過失相殺後控除説では、労働者が充分に保護されていないのではないかと議論する余地はあると言えます。減額された結果、自分の受取額に納得できないという場合は、法律の専門家に相談するというのも一つの方法です。特に次項で説明する「素因原因」については個別に具体的な判断が重要となる減額事由ですので、あわせて相談するのが良いでしょう。
損害賠償の減額事由3:素因原因による減額
労災が起きた原因の一つとして労働者の身体的、精神的な要因が認められる、またはそういった素因によって損害が拡大したとされる場合に損害賠償額が減額されることを「素因原因」と言います。例えば労働者に、脳や心臓疾患などの疾患や、うつ病などの精神疾患があり、それが原因で労災が起きたと認められる場合は賠償金が減額される可能性があります。
しかしながら、こうした疾患があるからと言って必ず素因原因として認められるわけではありません。素因原因の場合は特に個別具体的に判断することが重要で、同じ基礎疾患があったとしても素因原因として認められる場合とそうでない場合があります。
損害賠償の減額事由に当てはまらないケースとは?控除されない補償給付の種類について
業務中の事故などにより後遺障害が残ってしまった場合には、「障害補償年金」又は「障害年金」が支給されます。また、業務中の事故などにより労働者が亡くなった場合には、遺族に「遺族補償年金」又は「遺族年金」が支払われます。

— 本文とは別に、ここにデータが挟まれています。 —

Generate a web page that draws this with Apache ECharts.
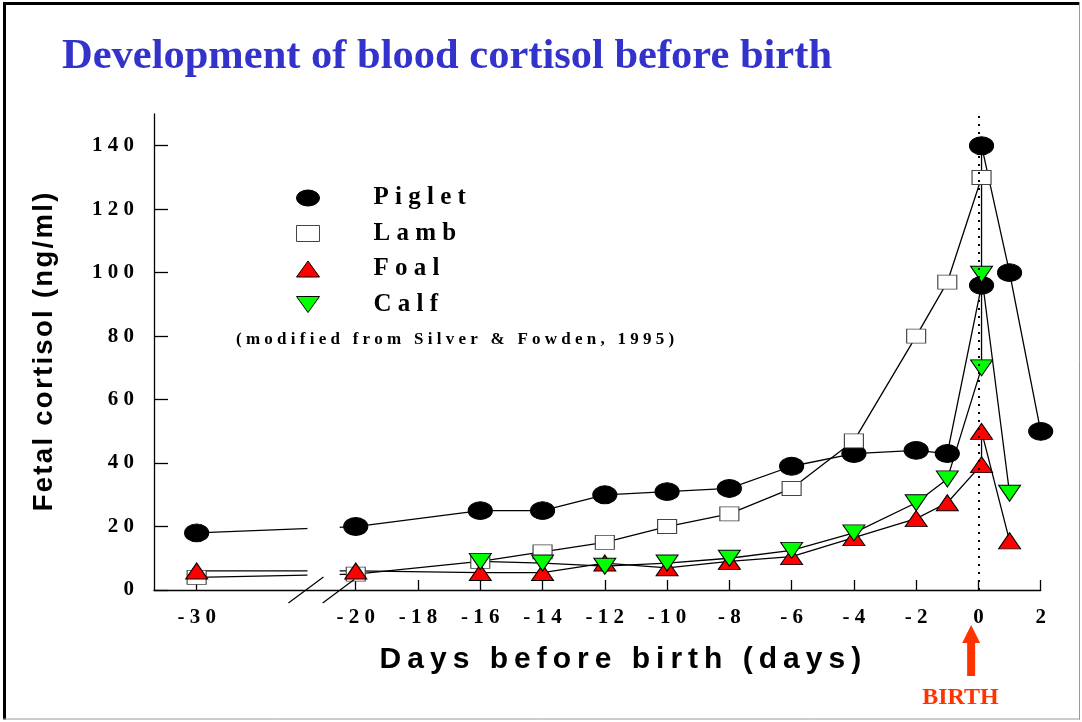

「損益相殺」の項目で説明した通り、労災給付を受け取っていると、その支給額を限度として損害賠償額が減額されます。年金給付についても、「すでに支給された給付額」、「支給が確定した給付額」分は、その金額を限度として損害賠償額が減額されます。「支給が確定していない将来の分の年金給付」は、基本的には控除されません。しかしながら年金給付を受ける権利が消滅するまでの間、一定の限度額までについて、損害賠償について加害者側が支払いを保留にすることができるという調整規程もあります。
控除の対象とならないものはほかに、労災からの特別支給金、加害者が支払った見舞金や生活保護法による給付、雇用保険からの給付、税金などがあります。
過失相殺、損益相殺、素因原因など、損害賠償の減額事由は個別に判断される
損害賠償の減額事由である過失相殺、損益相殺、素因原因についてみてきましたが、いずれも必ず減額されるというものではないことが分かりました。しかしながら、業務上の災害については過失割合について争うケースが割合的には多いと言われています。過失割合は被害者側に立証する責任があります。素因原因であれば、会社側は労働者の素因と労災の因果関係を証明できなければなりません。
労災のそれぞれのケースによって減額が認められるかどうかは異なりますので、ご自身のケースの場合はどうなのか?については、法律の専門家などに相談するのが良いでしょう。こういった減額事由があるということを知った上で、加害者側から損害賠償の全額を認めてもらえなず示談を求められた場合は、示談に応じる前に弁護士に相談してみると良いでしょう。